● **Supplied information**
◆ ◆ ◆ ◆
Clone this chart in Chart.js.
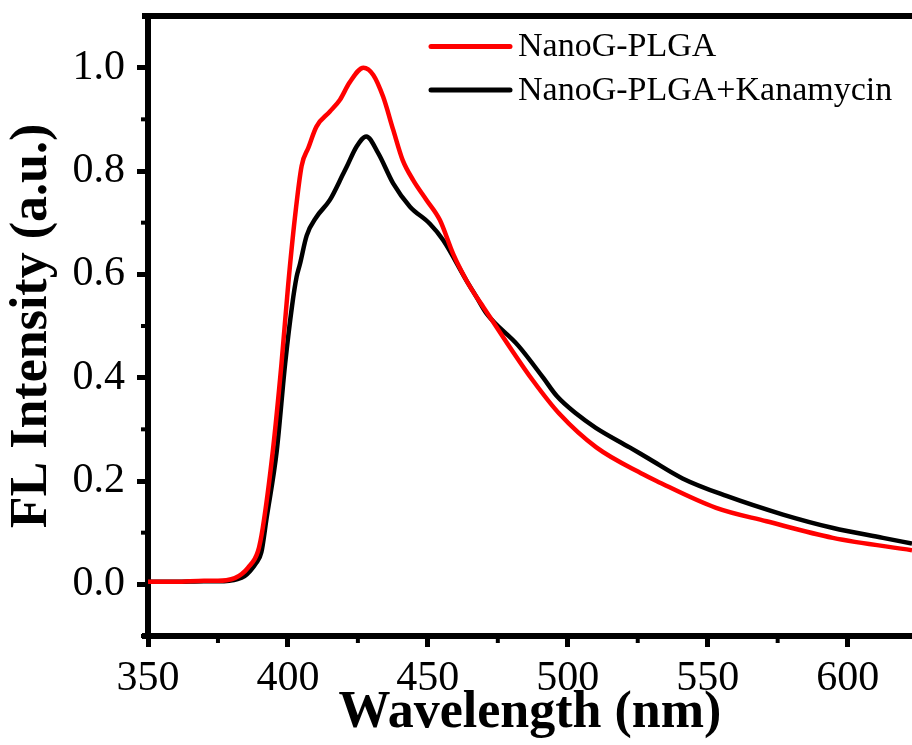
<!DOCTYPE html>
<html><head><meta charset="utf-8">
<script src="https://cdn.jsdelivr.net/npm/chart.js@4/dist/chart.umd.min.js"></script>
<style>html,body{margin:0;padding:0;background:#fff;}canvas{display:block;}</style>
</head><body>
<canvas id="c" width="912" height="745"></canvas>
<script>
const seriesNames = ['NanoG-PLGA', 'NanoG-PLGA+Kanamycin'];
const seriesColors = ['#ff0000', '#000000'];

const redWavelength = [350,360,370,375,378,381,383.5,385.7,389.3,391,394.6,397.7,400.1,402.5,404.9,407.3,410.2,415,418.6,422,427,430.5,434,437.6,441,444.8,449.5,454.3,459,463.8,467.4,469.8,479.3,487.6,497,510.2,526.9,531.7,553,571,594.7,623];
const redIntensity = [0.005,0.005,0.007,0.007,0.008,0.012,0.02,0.032,0.064,0.109,0.258,0.427,0.58,0.71,0.81,0.845,0.886,0.915,0.938,0.971,1.0,0.986,0.944,0.88,0.821,0.782,0.744,0.705,0.64,0.588,0.556,0.537,0.459,0.394,0.33,0.265,0.213,0.2,0.148,0.122,0.09,0.066];

const blackWavelength = [350,360,370,375,379,382,384.5,386.5,388.5,390.5,392.4,396,399,401.5,403.1,404.3,406.7,410.2,415,419.8,421,424.5,428,432.3,437.6,443.6,450.7,455.5,463.8,467.4,471,482.3,491.2,496,503.1,510,522.1,529,541,556.7,576.9,594.8,612.6,623];
const blackIntensity = [0.005,0.005,0.006,0.006,0.007,0.01,0.016,0.026,0.04,0.062,0.129,0.258,0.427,0.54,0.595,0.62,0.675,0.711,0.744,0.795,0.808,0.847,0.867,0.834,0.776,0.731,0.698,0.666,0.588,0.556,0.524,0.462,0.4,0.365,0.33,0.303,0.265,0.243,0.205,0.171,0.135,0.109,0.09,0.079];

const xMajorTicks = [350,400,450,500,550,600];
const xMinorTicks = [375,425,475,525,575];
const yMajorTicks = [0,0.2,0.4,0.6,0.8,1.0];
const yMinorTicks = [-0.1,0.1,0.3,0.5,0.7,0.9];
const xRange = [350, 623];
const yRange = [-0.1, 1.1];
const xTitle = 'Wavelength (nm)';
const yTitle = 'FL Intensity (a.u.)';

function toPoints(xs, ys) { return xs.map((x, i) => ({x: x, y: ys[i]})); }

const SERIF = "'Liberation Serif', 'Times New Roman', serif";
const AXW = 6;

const framePlugin = {
  id: 'frame',
  afterDraw(chart) {
    const ctx = chart.ctx;
    const a = chart.chartArea;
    const xs = chart.scales.x, ys = chart.scales.y;
    ctx.save();
    ctx.strokeStyle = '#000';
    ctx.lineCap = 'butt';
    ctx.lineWidth = AXW;
    ctx.beginPath();
    ctx.moveTo(a.left - 6, a.top);
    ctx.lineTo(chart.width, a.top);
    ctx.stroke();
    ctx.beginPath();
    ctx.moveTo(a.left - 6, a.bottom);
    ctx.lineTo(a.left + 3, a.bottom);
    ctx.stroke();
    ctx.lineWidth = 4;
    xMinorTicks.forEach(v => {
      const px = xs.getPixelForValue(v);
      ctx.beginPath(); ctx.moveTo(px, a.bottom); ctx.lineTo(px, a.bottom + 7); ctx.stroke();
    });
    yMinorTicks.forEach(v => {
      const py = ys.getPixelForValue(v);
      ctx.beginPath(); ctx.moveTo(a.left, py); ctx.lineTo(a.left - 7, py); ctx.stroke();
    });
    ctx.font = '34px ' + SERIF;
    ctx.textBaseline = 'middle';
    ctx.textAlign = 'left';
    chart.data.datasets.forEach((ds, i) => {
      const y = 46.5 + i * 43.5;
      ctx.strokeStyle = ds.borderColor;
      ctx.lineWidth = 5;
      ctx.lineCap = 'round';
      ctx.beginPath(); ctx.moveTo(431, y); ctx.lineTo(510, y); ctx.stroke();
      ctx.fillStyle = '#000';
      ctx.fillText(ds.label, 518, y + 1);
    });
    ctx.restore();
  }
};

new Chart(document.getElementById('c'), {
  type: 'line',
  data: {
    datasets: [
      { label: seriesNames[0], data: toPoints(redWavelength, redIntensity), borderColor: seriesColors[0], borderWidth: 4.5, pointRadius: 0, cubicInterpolationMode: 'monotone', fill: false },
      { label: seriesNames[1], data: toPoints(blackWavelength, blackIntensity), borderColor: seriesColors[1], borderWidth: 4.5, pointRadius: 0, cubicInterpolationMode: 'monotone', fill: false }
    ]
  },
  options: {
    responsive: false,
    animation: false,
    devicePixelRatio: 1,
    layout: { padding: { top: 16, right: 0, left: 0, bottom: 0 } },
    plugins: { legend: { display: false }, tooltip: { enabled: false } },
    scales: {
      x: {
        type: 'linear', position: 'bottom', min: xRange[0], max: xRange[1],
        afterBuildTicks: s => { s.ticks = xMajorTicks.map(v => ({value: v})); },
        afterFit: s => { s.height = 109; s.paddingLeft = 0; s.paddingRight = 0; },
        ticks: { font: { family: SERIF, size: 42 }, color: '#000', padding: 7, maxRotation: 0, autoSkip: false },
        grid: { drawOnChartArea: false, drawTicks: true, tickLength: 11, tickWidth: 5, tickColor: '#000' },
        border: { display: true, width: AXW, color: '#000' },
        title: { display: true, text: xTitle, font: { family: SERIF, size: 52, weight: 'bold' }, color: '#000', padding: { top: 0, bottom: 0 } }
      },
      y: {
        type: 'linear', position: 'left', min: yRange[0], max: yRange[1],
        afterBuildTicks: s => { s.ticks = yMajorTicks.map(v => ({value: v})); },
        afterFit: s => { s.width = 148; s.paddingTop = 0; s.paddingBottom = 0; },
        ticks: { font: { family: SERIF, size: 42 }, color: '#000', padding: 12, callback: v => Number(v).toFixed(1) },
        grid: { drawOnChartArea: false, drawTicks: true, tickLength: 11, tickWidth: 5, tickColor: '#000' },
        border: { display: true, width: AXW, color: '#000' },
        title: { display: true, text: yTitle, font: { family: SERIF, size: 52, weight: 'bold' }, color: '#000', padding: { top: 1, bottom: 0 } }
      }
    }
  },
  plugins: [framePlugin]
});
</script>
</body></html>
◆ ◆ ◆ ◆
● **The problem**
From the first line of the material down to the line containing "const AXW = 6;", inclusive, return each line exactly, skipping any picture.

● **Exercise answer**
Clone this chart in Chart.js.
<!DOCTYPE html>
<html><head><meta charset="utf-8">
<script src="https://cdn.jsdelivr.net/npm/chart.js@4/dist/chart.umd.min.js"></script>
<style>html,body{margin:0;padding:0;background:#fff;}canvas{display:block;}</style>
</head><body>
<canvas id="c" width="912" height="745"></canvas>
<script>
const seriesNames = ['NanoG-PLGA', 'NanoG-PLGA+Kanamycin'];
const seriesColors = ['#ff0000', '#000000'];

const redWavelength = [350,360,370,375,378,381,383.5,385.7,389.3,391,394.6,397.7,400.1,402.5,404.9,407.3,410.2,415,418.6,422,427,430.5,434,437.6,441,444.8,449.5,454.3,459,463.8,467.4,469.8,479.3,487.6,497,510.2,526.9,531.7,553,571,594.7,623];
const redIntensity = [0.005,0.005,0.007,0.007,0.008,0.012,0.02,0.032,0.064,0.109,0.258,0.427,0.58,0.71,0.81,0.845,0.886,0.915,0.938,0.971,1.0,0.986,0.944,0.88,0.821,0.782,0.744,0.705,0.64,0.588,0.556,0.537,0.459,0.394,0.33,0.265,0.213,0.2,0.148,0.122,0.09,0.066];

const blackWavelength = [350,360,370,375,379,382,384.5,386.5,388.5,390.5,392.4,396,399,401.5,403.1,404.3,406.7,410.2,415,419.8,421,424.5,428,432.3,437.6,443.6,450.7,455.5,463.8,467.4,471,482.3,491.2,496,503.1,510,522.1,529,541,556.7,576.9,594.8,612.6,623];
const blackIntensity = [0.005,0.005,0.006,0.006,0.007,0.01,0.016,0.026,0.04,0.062,0.129,0.258,0.427,0.54,0.595,0.62,0.675,0.711,0.744,0.795,0.808,0.847,0.867,0.834,0.776,0.731,0.698,0.666,0.588,0.556,0.524,0.462,0.4,0.365,0.33,0.303,0.265,0.243,0.205,0.171,0.135,0.109,0.09,0.079];

const xMajorTicks = [350,400,450,500,550,600];
const xMinorTicks = [375,425,475,525,575];
const yMajorTicks = [0,0.2,0.4,0.6,0.8,1.0];
const yMinorTicks = [-0.1,0.1,0.3,0.5,0.7,0.9];
const xRange = [350, 623];
const yRange = [-0.1, 1.1];
const xTitle = 'Wavelength (nm)';
const yTitle = 'FL Intensity (a.u.)';

function toPoints(xs, ys) { return xs.map((x, i) => ({x: x, y: ys[i]})); }

const SERIF = "'Liberation Serif', 'Times New Roman', serif";
const AXW = 6;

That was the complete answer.